* Problem requirements *
Pictures excluded, return the lines below from the first through the line holding "import * as".

>> begin Recorded data

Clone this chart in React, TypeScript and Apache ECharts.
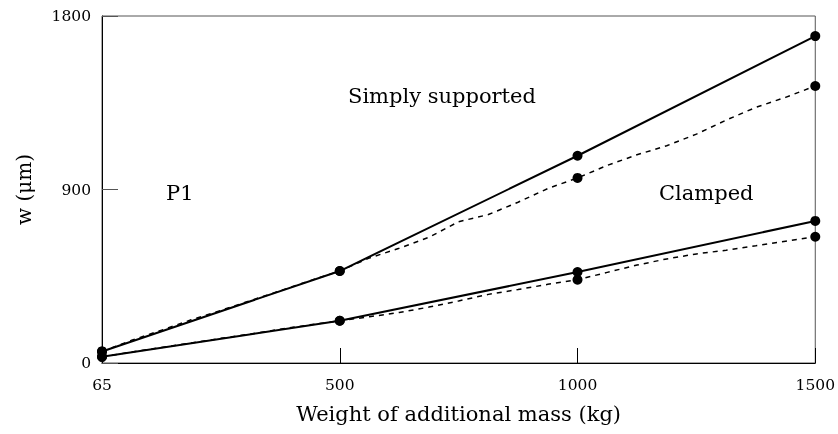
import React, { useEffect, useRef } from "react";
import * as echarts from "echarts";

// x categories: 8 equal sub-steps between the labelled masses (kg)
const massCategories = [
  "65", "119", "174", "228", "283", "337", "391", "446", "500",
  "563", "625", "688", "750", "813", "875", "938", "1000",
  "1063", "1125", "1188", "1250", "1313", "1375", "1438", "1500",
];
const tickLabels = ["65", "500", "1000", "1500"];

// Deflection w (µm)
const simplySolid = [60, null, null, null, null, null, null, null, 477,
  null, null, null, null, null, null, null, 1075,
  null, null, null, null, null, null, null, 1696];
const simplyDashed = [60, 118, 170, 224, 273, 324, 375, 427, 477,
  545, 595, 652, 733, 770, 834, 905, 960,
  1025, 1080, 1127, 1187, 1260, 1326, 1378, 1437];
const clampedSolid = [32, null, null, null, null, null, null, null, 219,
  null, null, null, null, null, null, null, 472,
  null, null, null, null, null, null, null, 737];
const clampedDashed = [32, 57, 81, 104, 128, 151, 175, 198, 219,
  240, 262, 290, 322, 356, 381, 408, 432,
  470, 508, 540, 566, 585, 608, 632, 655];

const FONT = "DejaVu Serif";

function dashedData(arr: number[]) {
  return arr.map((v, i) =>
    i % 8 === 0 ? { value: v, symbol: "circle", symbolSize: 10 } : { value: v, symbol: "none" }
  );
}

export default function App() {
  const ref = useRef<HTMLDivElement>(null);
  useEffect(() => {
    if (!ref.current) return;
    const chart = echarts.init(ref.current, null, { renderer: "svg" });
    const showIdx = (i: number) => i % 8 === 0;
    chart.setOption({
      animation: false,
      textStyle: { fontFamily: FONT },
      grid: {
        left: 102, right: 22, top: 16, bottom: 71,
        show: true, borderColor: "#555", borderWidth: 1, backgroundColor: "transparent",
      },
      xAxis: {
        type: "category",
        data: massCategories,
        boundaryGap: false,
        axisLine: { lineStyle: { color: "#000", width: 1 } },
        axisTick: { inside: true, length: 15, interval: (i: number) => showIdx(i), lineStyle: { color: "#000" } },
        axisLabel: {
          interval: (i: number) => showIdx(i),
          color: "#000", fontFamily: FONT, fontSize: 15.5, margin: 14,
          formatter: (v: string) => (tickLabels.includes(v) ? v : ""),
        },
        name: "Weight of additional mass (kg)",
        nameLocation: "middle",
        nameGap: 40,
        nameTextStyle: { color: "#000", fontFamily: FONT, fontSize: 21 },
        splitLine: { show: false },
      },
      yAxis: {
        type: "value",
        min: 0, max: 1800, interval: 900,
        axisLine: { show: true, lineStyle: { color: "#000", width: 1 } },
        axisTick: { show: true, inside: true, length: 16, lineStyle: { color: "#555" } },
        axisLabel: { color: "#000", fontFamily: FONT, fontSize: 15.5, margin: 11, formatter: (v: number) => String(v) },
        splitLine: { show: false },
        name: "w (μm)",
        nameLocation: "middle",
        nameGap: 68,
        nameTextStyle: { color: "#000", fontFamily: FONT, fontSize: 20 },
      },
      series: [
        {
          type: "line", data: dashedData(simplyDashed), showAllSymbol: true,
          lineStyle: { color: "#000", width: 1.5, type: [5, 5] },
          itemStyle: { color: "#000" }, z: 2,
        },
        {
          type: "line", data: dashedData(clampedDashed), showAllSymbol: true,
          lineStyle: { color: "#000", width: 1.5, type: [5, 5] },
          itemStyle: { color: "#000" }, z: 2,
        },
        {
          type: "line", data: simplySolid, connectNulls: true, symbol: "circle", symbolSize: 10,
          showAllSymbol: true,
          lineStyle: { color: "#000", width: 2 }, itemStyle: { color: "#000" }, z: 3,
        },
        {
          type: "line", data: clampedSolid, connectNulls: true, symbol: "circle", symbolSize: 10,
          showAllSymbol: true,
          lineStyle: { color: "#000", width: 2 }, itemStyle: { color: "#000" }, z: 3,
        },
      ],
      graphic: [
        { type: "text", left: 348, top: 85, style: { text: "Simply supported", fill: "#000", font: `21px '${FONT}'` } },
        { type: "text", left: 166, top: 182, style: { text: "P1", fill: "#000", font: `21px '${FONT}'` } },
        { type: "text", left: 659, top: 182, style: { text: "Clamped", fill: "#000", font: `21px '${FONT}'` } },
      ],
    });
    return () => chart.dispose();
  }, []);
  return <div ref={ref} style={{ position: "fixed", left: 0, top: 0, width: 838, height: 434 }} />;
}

>> end Recorded data

* Task answer *
Clone this chart in React, TypeScript and Apache ECharts.
import React, { useEffect, useRef } from "react";
import * as echarts from "echarts";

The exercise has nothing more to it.